鹿児島県徳之島・伊仙町出身で、太平洋戦争中に教員から陸軍に入り、特攻隊員となって戦死した故樺島資彦さんの遺書などを展示した「樺島資彦さんが残したもの」企画展(伊仙町教育委員会主催、靖国神社、池田恵理さん協力)が13日、伊仙町阿権の前里屋敷で始まった。初日は島内外から30人以上が訪れ、樺島さんが特攻隊員として生きた激動の時代に思いをはせていた。
樺島さんは1920年、伊仙村(現伊仙町)伊仙に生まれ、22歳で亀津国民学校の教員となり、その年に陸軍に入隊。特攻隊員になった後、終戦3カ月前の45年5月に25歳の若さで戦死した。
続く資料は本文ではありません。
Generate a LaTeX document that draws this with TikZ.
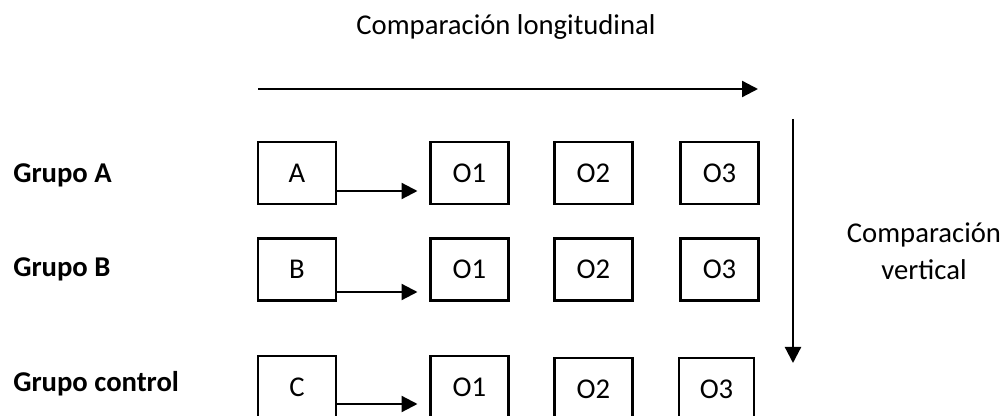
\documentclass[tikz,border=0pt]{standalone}
\usepackage{fontspec}
\setmainfont{Carlito}
\usetikzlibrary{arrows.meta,calc}
\begin{document}
\begin{tikzpicture}[x=0.75pt,y=-0.75pt,
  every node/.style={font=\fontsize{21.5}{27.75}\selectfont},
  obox/.style={draw,line width=1.7pt,minimum width=58.5pt,minimum height=46.5pt,inner sep=0pt,outer sep=0pt},
  lbl/.style={anchor=west,inner sep=0pt,font=\fontsize{21.5}{24}\selectfont\bfseries},
  arr/.style={line width=1.7pt,-{Triangle[length=12pt,width=12pt]}}]
\useasboundingbox (0,0) rectangle (1004,416);
% title
\node (tl) at (506,27) {Comparación longitudinal};
\coordinate (h1) at (258,89);
\coordinate (h2) at (758,89);
\draw[arr] (h1) -- (h2);
% vertical
\coordinate (v1) at (793,119);
\coordinate (v2) at (793,363);
\draw[arr] (v1) -- (v2);
\node[align=center] (vl) at (924,251) {Comparación\\vertical};
% labels
\node[lbl] (ga) at (13,175) {Grupo A};
\node[lbl] (gb) at (13,269) {Grupo B};
\node[lbl] (gc) at (13,384) {Grupo control};
% row A
\node[obox] (A) at (297,173) {A};
\node[obox] (A1) at (469.5,173) {O1};
\node[obox] (A2) at (593.5,173) {O2};
\node[obox] (A3) at (719.5,173) {O3};
% row B
\node[obox] (B) at (297,269.5) {B};
\node[obox] (B1) at (469.5,269.5) {O1};
\node[obox] (B2) at (593.5,269.5) {O2};
\node[obox] (B3) at (719.5,269.5) {O3};
% row C
\node[obox] (C) at (297,387) {C};
\node[obox] (C1) at (469.5,387) {O1};
\node[obox] (C2) at (593.5,389) {O2};
\node[obox,minimum width=56.25pt] (C3) at (716.5,389) {O3};
% arrows
\draw[arr] ($(A.east)+(0,18)$) -- ($(A1.west)+(-13,18)$);
\draw[arr] ($(B.east)+(0,22.5)$) -- ($(B1.west)+(-13,22.5)$);
\draw[arr] ($(C.east)+(0,17)$) -- ($(C1.west)+(-13,17)$);
\end{tikzpicture}
\end{document}
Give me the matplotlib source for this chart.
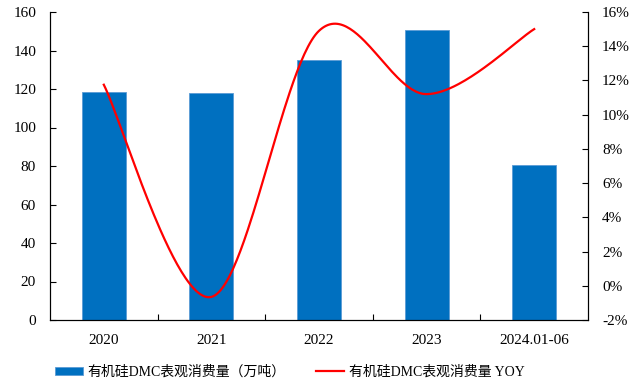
import numpy as np
import matplotlib
matplotlib.use("Agg")
import matplotlib.pyplot as plt
from matplotlib.ticker import FuncFormatter

plt.rcParams['font.family'] = ['Liberation Serif', 'Noto Sans CJK SC']

categories = ['2020', '2021', '2022', '2023', '2024.01-06']
consumption = [118.6, 117.8, 135.3, 150.4, 80.6]   # 万吨
yoy = [11.75, -0.65, 14.9, 11.2, 15.0]              # %

bar_label = '有机硅DMC表观消费量（万吨）'
line_label = '有机硅DMC表观消费量 YOY'


def smooth(xs, ys, n=60):
    # Catmull-Rom style bezier, same kind of smoothing as office charts
    xs = np.asarray(xs, float)
    ys = np.asarray(ys, float)
    pts = np.column_stack([xs, ys])
    out = []
    for i in range(len(pts) - 1):
        p0 = pts[max(i - 1, 0)]
        p1 = pts[i]
        p2 = pts[i + 1]
        p3 = pts[min(i + 2, len(pts) - 1)]
        c1 = p1 + (p2 - p0) / 6
        c2 = p2 - (p3 - p1) / 6
        t = np.linspace(0, 1, n)[:, None]
        seg = ((1 - t) ** 3) * p1 + 3 * ((1 - t) ** 2) * t * c1 + 3 * (1 - t) * t ** 2 * c2 + t ** 3 * p2
        out.append(seg if i == 0 else seg[1:])
    out = np.vstack(out)
    return out[:, 0], out[:, 1]


fig = plt.figure(figsize=(6.44, 3.85), dpi=100)
ax = fig.add_axes([50 / 644, 1 - 320 / 385, 538 / 644, 308 / 385])
x = np.arange(len(categories))

bars = ax.bar(x, consumption, width=0.41, color='#0070C0', edgecolor='#5B9BD5',
              linewidth=0.6, label=bar_label, zorder=2)
ax.set_xlim(-0.5, len(categories) - 0.5)
ax.set_ylim(0, 160)
ax.set_yticks(range(0, 161, 20))
ax.set_xticks(x)
ax.set_xticklabels(categories)
ax.set_xticks(np.arange(0.5, len(categories) - 1, 1), minor=True)
ax.tick_params(axis='x', which='major', length=0, pad=10, labelsize=11)
ax.tick_params(axis='x', which='minor', direction='in', length=4, width=0.8)
ax.tick_params(axis='y', direction='in', length=4, width=0.8, labelsize=11, pad=10)
ax.spines['top'].set_visible(False)
for s in ['left', 'bottom', 'right']:
    ax.spines[s].set_linewidth(0.8)

ax2 = ax.twinx()
sx, sy = smooth(x, np.array(yoy) / 100)
line, = ax2.plot(sx, sy, color='#FF0000', lw=1.6, label=line_label, zorder=3)
ax2.set_ylim(-0.02, 0.16)
ax2.set_yticks(np.arange(-0.02, 0.161, 0.02))
ax2.yaxis.set_major_formatter(FuncFormatter(lambda v, _: f'{v * 100:.0f}%'))
ax2.tick_params(axis='y', direction='in', length=4, width=0.8, labelsize=11, pad=10)
ax2.spines['top'].set_visible(False)
ax2.spines['right'].set_linewidth(0.8)

fig.legend([bars, line], [bar_label, line_label], loc='center',
           bbox_to_anchor=(290 / 644, 1 - 372 / 385), ncol=2, frameon=False,
           fontsize=10, handlelength=2.0, handleheight=0.55, columnspacing=2.2,
           handletextpad=0.35)

fig.savefig('out.png', dpi=100)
会場には太平洋戦争に至るまでの社会情勢を解説したパネル12枚の他、樺島さんが教諭時代に手書きした学級経営案、家族への便り、親友宛ての「絶筆の礼状」(はがき)などを展示。パネル解説によると、まだ「特別攻撃」が行われていなかった44年6月、樺島さんは兄に宛てた手紙に「百年後の日本を考えた時、喜んで飛び込みます」と書いていたことが紹介されている。
来場した同町伊仙の女性(73)は「遺書から人生観のすごさが伝わる。『未来の子どもたちのために』と死を決意していたのを知り、感動した。徳之島の戦争の歴史も含めて、私たちみんなが知っていかないといけない」と話した。
企画展は15日まで。15日午前10時からは同所で展示企画に携わった関係者によるトークイベントも開かれる。